Pouvons-nous établir un parallèle entre ces libelles du XVIIIe siècle, et les théories conspirationnistes autour de la famille de l’épouse du président de la République ?
Les ingrédients sont toujours les mêmes. On mélange habilement le vrai au faux et on fait passer des faits supposés pour des vérités. En réalité, cette littérature pamphlétaire fonctionne un peu comme aujourd’hui. Toutefois, je ne me risquerai pas à des comparaisons trop hâtives. Les contenus se ressemblent – des fantasmes et des rumeurs – mais les modes de diffusion sont très différents. Ces brochures, diffusées en France par le relais des arrière-boutiques de libraires et par colportage, dépassent rarement les 10 000 exemplaires, pour 25 millions d’habitants à la Révolution – dont la moitié ne savait ni lire ni écrire.

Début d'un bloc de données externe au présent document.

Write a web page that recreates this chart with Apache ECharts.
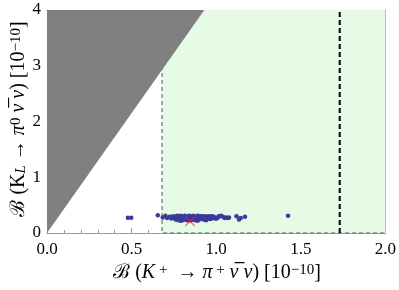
<!DOCTYPE html>
<html><head><meta charset="utf-8">
<script src="https://cdn.jsdelivr.net/npm/echarts@6/dist/echarts.min.js"></script>
<style>html,body{margin:0;padding:0;background:#fff}#c{width:399px;height:290px}</style>
</head><body><div id="c"></div>
<script>
var xTicks = [0, 0.5, 1.0, 1.5, 2.0];
var yTicks = [0, 1, 2, 3, 4];
var greenRegion = [[0.68, 0], [2.0, 0], [2.0, 4], [0.68, 4]];
var greenBorder = [[0.68, 4], [0.68, 0], [2.0, 0]];
var greyRegion = [[0, 0], [0, 4], [0.93, 4]];
var boundLine = [[1.73, 0], [1.73, 4]];
var smPoint = [[0.845, 0.21]];
var scanPoints = [
[0.478,0.275],[0.498,0.275],
[0.655,0.32],[0.684,0.28],[0.70,0.31],[0.71,0.27],[0.725,0.29],[0.735,0.26],[0.745,0.30],
[0.755,0.27],[0.76,0.24],[0.765,0.30],[0.77,0.26],[0.775,0.23],[0.78,0.29],[0.785,0.25],[0.79,0.31],
[0.795,0.27],[0.80,0.23],[0.805,0.29],[0.81,0.25],[0.815,0.31],[0.82,0.27],[0.825,0.23],[0.83,0.29],
[0.835,0.25],[0.84,0.31],[0.845,0.27],[0.85,0.23],[0.855,0.29],[0.86,0.25],[0.865,0.31],[0.87,0.27],
[0.875,0.23],[0.88,0.29],[0.885,0.25],[0.89,0.31],[0.895,0.27],[0.90,0.24],[0.905,0.29],[0.91,0.26],
[0.915,0.30],[0.92,0.27],[0.925,0.24],[0.93,0.29],[0.935,0.26],[0.94,0.30],[0.945,0.27],[0.95,0.25],
[0.955,0.29],[0.96,0.27],[0.965,0.25],[0.97,0.28],
[0.76,0.28],[0.77,0.31],[0.78,0.25],[0.79,0.22],[0.80,0.28],[0.81,0.30],[0.82,0.24],[0.83,0.26],
[0.84,0.23],[0.85,0.30],[0.86,0.28],[0.87,0.24],[0.88,0.26],[0.89,0.22],[0.90,0.30],[0.91,0.28],
[0.92,0.30],[0.93,0.25],[0.94,0.23],[0.95,0.28],[0.96,0.30],[0.97,0.26],[0.975,0.30],
[0.98,0.27],[0.99,0.28],[1.0,0.26],[1.01,0.28],[1.02,0.30],[1.03,0.31],[1.04,0.29],[1.05,0.27],
[1.06,0.28],[1.07,0.27],[1.076,0.28],[0.985,0.29],[0.995,0.26],[1.005,0.27],[1.015,0.30],
[1.12,0.30],[1.135,0.24],[1.145,0.27],[1.17,0.29],[1.425,0.31]
];

var FONT = '"Liberation Serif","DejaVu Serif",serif';
var frameColor = '#9a9a9a';

function polySeries(pts, fill, z) {
  return {
    type: 'custom', coordinateSystem: 'cartesian2d', z: z, silent: true,
    data: [0],
    renderItem: function (params, api) {
      var p = pts.map(function (d) { return api.coord(d); });
      return {type: 'polygon', shape: {points: p}, style: {fill: fill}};
    }
  };
}

function axisCommon(show) {
  return {
    min: 0, axisLine: {show: true, onZero: false, lineStyle: {color: frameColor, width: 1}},
    axisTick: {show: true, inside: true, length: 5, lineStyle: {color: frameColor}},
    minorTick: {show: true, splitNumber: 5, length: 3, lineStyle: {color: frameColor}},
    splitLine: {show: false},
    axisLabel: {show: show, color: '#000', fontFamily: FONT, fontSize: 17}
  };
}

var xB = Object.assign(axisCommon(true), {type: 'value', position: 'bottom', max: 2, interval: 0.5});
xB.axisLabel.formatter = function (v) { return v.toFixed(1); };
xB.axisLabel.margin = 8;
var xT = Object.assign(axisCommon(false), {type: 'value', position: 'top', max: 2, interval: 0.5});
var yL = Object.assign(axisCommon(true), {type: 'value', position: 'left', max: 4, interval: 1});
yL.axisLabel.margin = 6;
var yR = Object.assign(axisCommon(false), {type: 'value', position: 'right', max: 4, interval: 1});

var chart = echarts.init(document.getElementById('c'), null, {renderer: 'canvas'});
var richT = {
  b: {fontFamily: FONT, fontSize: 20, fill: '#000'},
  m: {fontFamily: FONT, fontSize: 20, fill: '#000'},
  i: {fontFamily: FONT, fontSize: 20, fontStyle: 'italic', fill: '#000'},
  sup: {fontFamily: FONT, fontSize: 15, verticalAlign: 'top', fill: '#000'},
  sub: {fontFamily: FONT, fontSize: 15, fontStyle: 'italic', verticalAlign: 'bottom', fill: '#000'}
};
chart.setOption({
  animation: false,
  grid: {left: 47, right: 12, top: 10, bottom: 57},
  xAxis: [xB, xT],
  yAxis: [yL, yR],
  series: [
    polySeries(greenRegion, '#e6fbe6', 1),
    {type: 'line', data: greenBorder, symbol: 'none', z: 1.5, silent: true,
     lineStyle: {color: '#555', width: 1, type: [4, 3]}},
    polySeries(greyRegion, '#808080', 2),
    {type: 'line', data: boundLine, symbol: 'none', z: 3, silent: true,
     lineStyle: {color: '#000', width: 2, type: [5, 3]}},
    {type: 'scatter', data: scanPoints, symbol: 'circle', symbolSize: 4.5, z: 4,
     itemStyle: {color: '#3a3a9c', opacity: 1}},
    {type: 'scatter', data: smPoint, z: 5, symbolSize: 10,
     symbol: 'path://M0,0.7L0.7,0L5,4.3L9.3,0L10,0.7L5.7,5L10,9.3L9.3,10L5,5.7L0.7,10L0,9.3L4.3,5Z',
     itemStyle: {color: '#ff1a1a'}}
  ],
  graphic: [
    {type: 'text', x: 217, y: 273, z: 10,
     style: {text: '{b|ℬ}{m| (}{i|K}{sup| +}{m|  → }{i|π}{sup| +}{i| ν̅ ν}{m|) [10}{sup|−10}{m|]}',
       rich: richT, align: 'center', verticalAlign: 'middle', fill: '#000', fontSize: 20, fontFamily: FONT}},
    {type: 'text', x: 19, y: 119, rotation: Math.PI / 2, z: 10,
     style: {text: '{b|ℬ}{m| (K}{sub|L}{m| → }{i|π}{sup|0}{i| ν̅ ν}{m|) [10}{sup|−10}{m|]}',
       rich: richT, align: 'center', verticalAlign: 'middle', fill: '#000', fontSize: 20, fontFamily: FONT}}
  ]
});
</script></body></html>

Lus dans les cabarets, dans les cafés, parfois affichés dans les rues, leur influence n’en est pas moins grande. Ce sont eux qui font de Louis XV une sorte de sultan lubrique et inconstant, ou de Louis XVI un roi inexistant et indécis. Il n’empêche, la puissance d’impact des réseaux contemporains est infiniment plus grande que celle de cette littérature clandestine du XVIIIe siècle. Les intentions sont également différentes comme le sont les contextes. Au XVIIIe on visait surtout à la dégradation et à la désacralisation de la figure d’incarnation du roi, de l’absolutisme royal. Aujourd’hui les réseaux portent plus largement des sujets de société : genre, écologie, etc.
On remarque que le niveau d’adhésion à ces rumeurs, que ce soit au XVIIIe siècle ou en 2023, est très fort.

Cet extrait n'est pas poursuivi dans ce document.